Wednesday, September 19, 2012

What do I want to be when I grow up?

So a few posts ago I wrote about finding my voice. Well now I have to decide what I want to do with that voice, and if I am good enough to do anything with it. Working at Expert Comics has got me writing. Reading the articles I can tell when I am doing some decent writing and when the writing is so bad I can't even read it. I think my best articles are the interviews. I think I think I can say that with confidence. I am especially proud of my interview with the developers from Project Lodus . I like to have someone to bounce things off of, and working with creative and passionate people brings out the best in me. So is that what I want to do? Do interviews? I look at my reviews and articles and I think boring. I don't know if it is just that I am not that interesting or if it is just me? Do I want to do op-ed pieces? Do I want to try writing a book? I just don't know. I know that I don't like what I am doing at my day job. But I don't know how to parlay my writing into a paying gig, or if I am even good enough to do it. We write articles for Expert and we maybe get one comment on the article that we write. So I have no idea how I am doing really. I don't want comments as a means to an ego boost, but to use them to see what people like, what they don't like. I mean my degree is in IT, not English. So I am kind of lagging behind in that respect. I don't have any formal writing training. I wrote papers in school, but I hated doing them then, so maybe that is a bad sign. But then again, that was about subjects that I really did not care for.
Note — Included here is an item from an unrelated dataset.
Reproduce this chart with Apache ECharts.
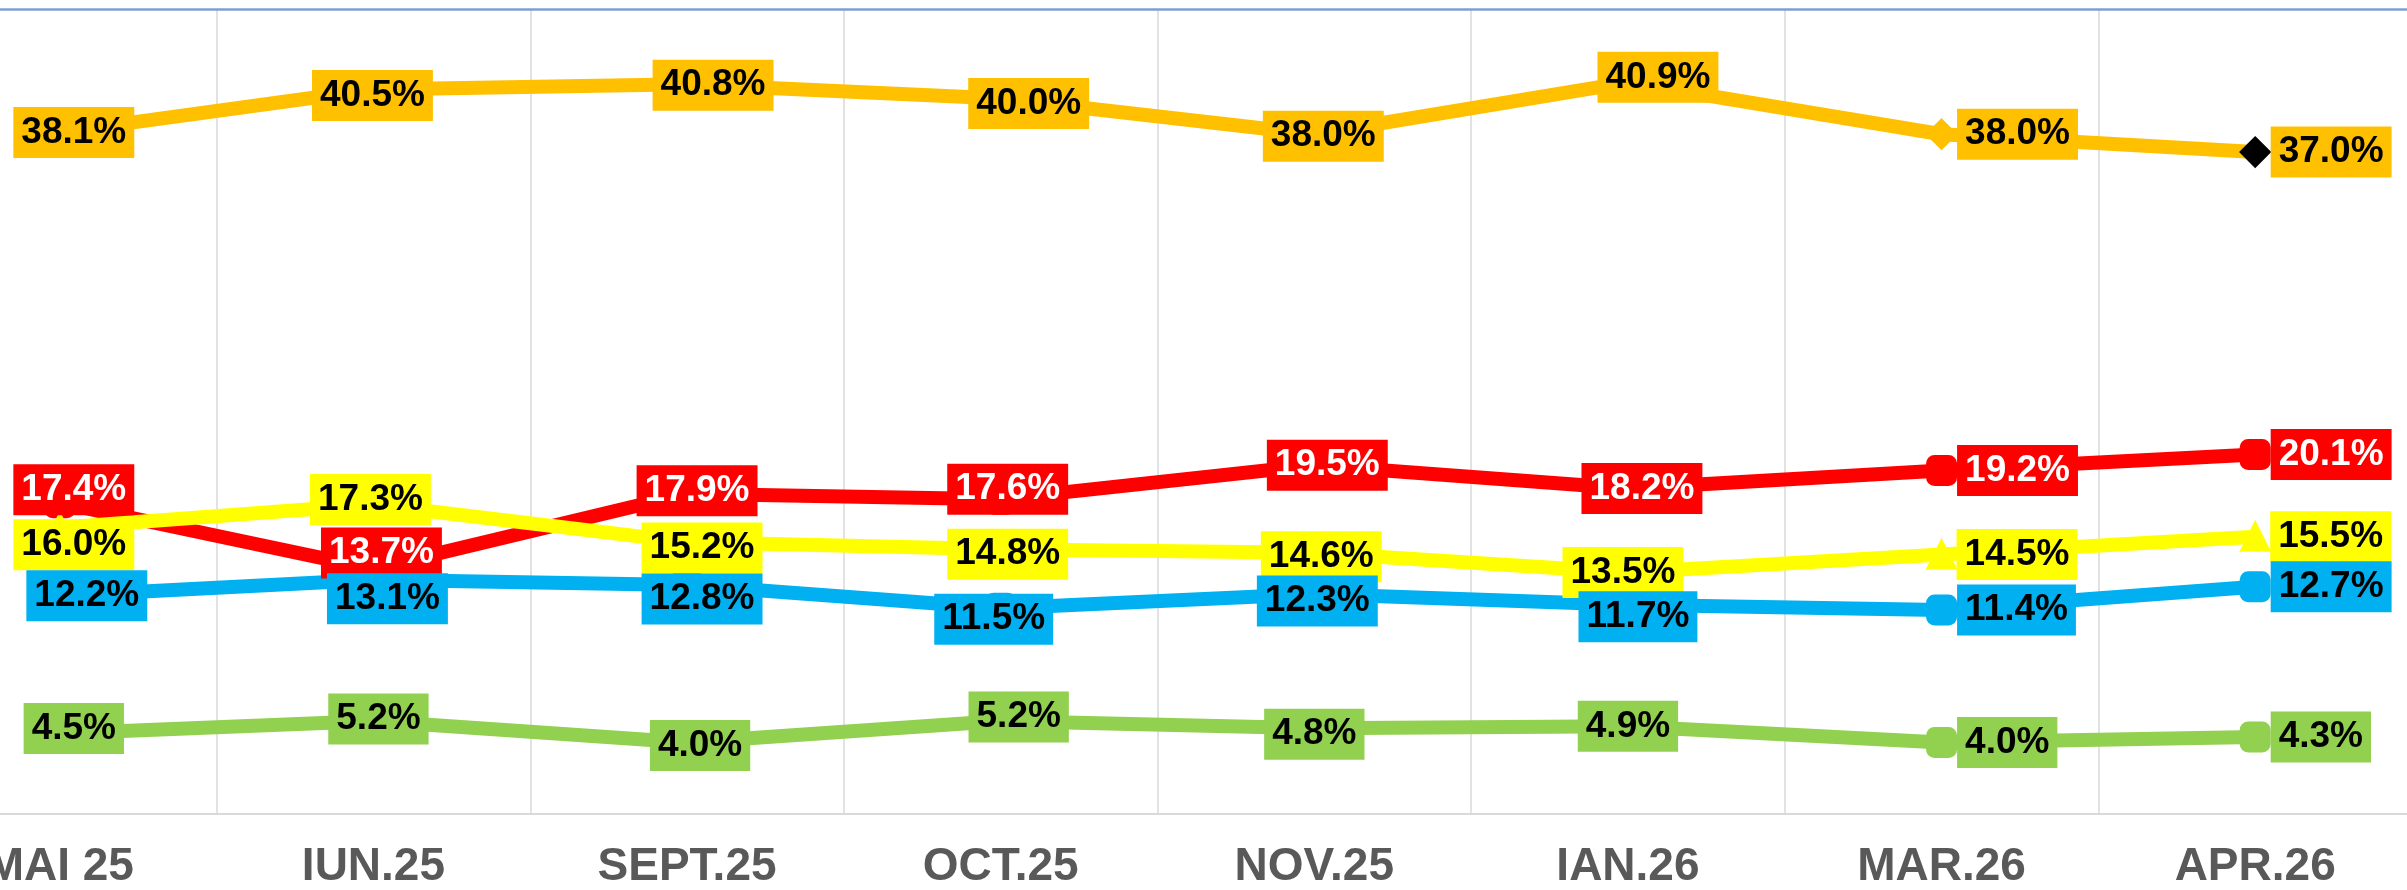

I have been asking around about web hosts, and I am really interested in doing podcasts. Of course I know nothing about doing these either. Like I said learning on the job. So lets see my list of to do things, consists of learning how to write better, getting a website, learning how to podcast, figuring out how I can make money with all of this. Easy peasey right? It is probably not the smartest thing to do, considering a career change at 41 years of age. It would be different if I just had to worry about myself, but I have a wife to support and cats that get very angry when they are not fed on time. So for now I am working on building contacts and relationships through Twitter. I am trying to learn from these people that are on the path to where I want to be. I know it sounds cliché, but I don’t want to be one of those people who hates their job and wonders what if I would have only done this or that. I actually want to be happy in what I am doing. I think it would translate into other aspects of my life as well and make me a lot happier. I find myself being really angry lately, especially while at and leaving work. A change needs to be definitely made. So right now I am a rudderless ship looking for somewhere to land. Hopefully I will find land soon.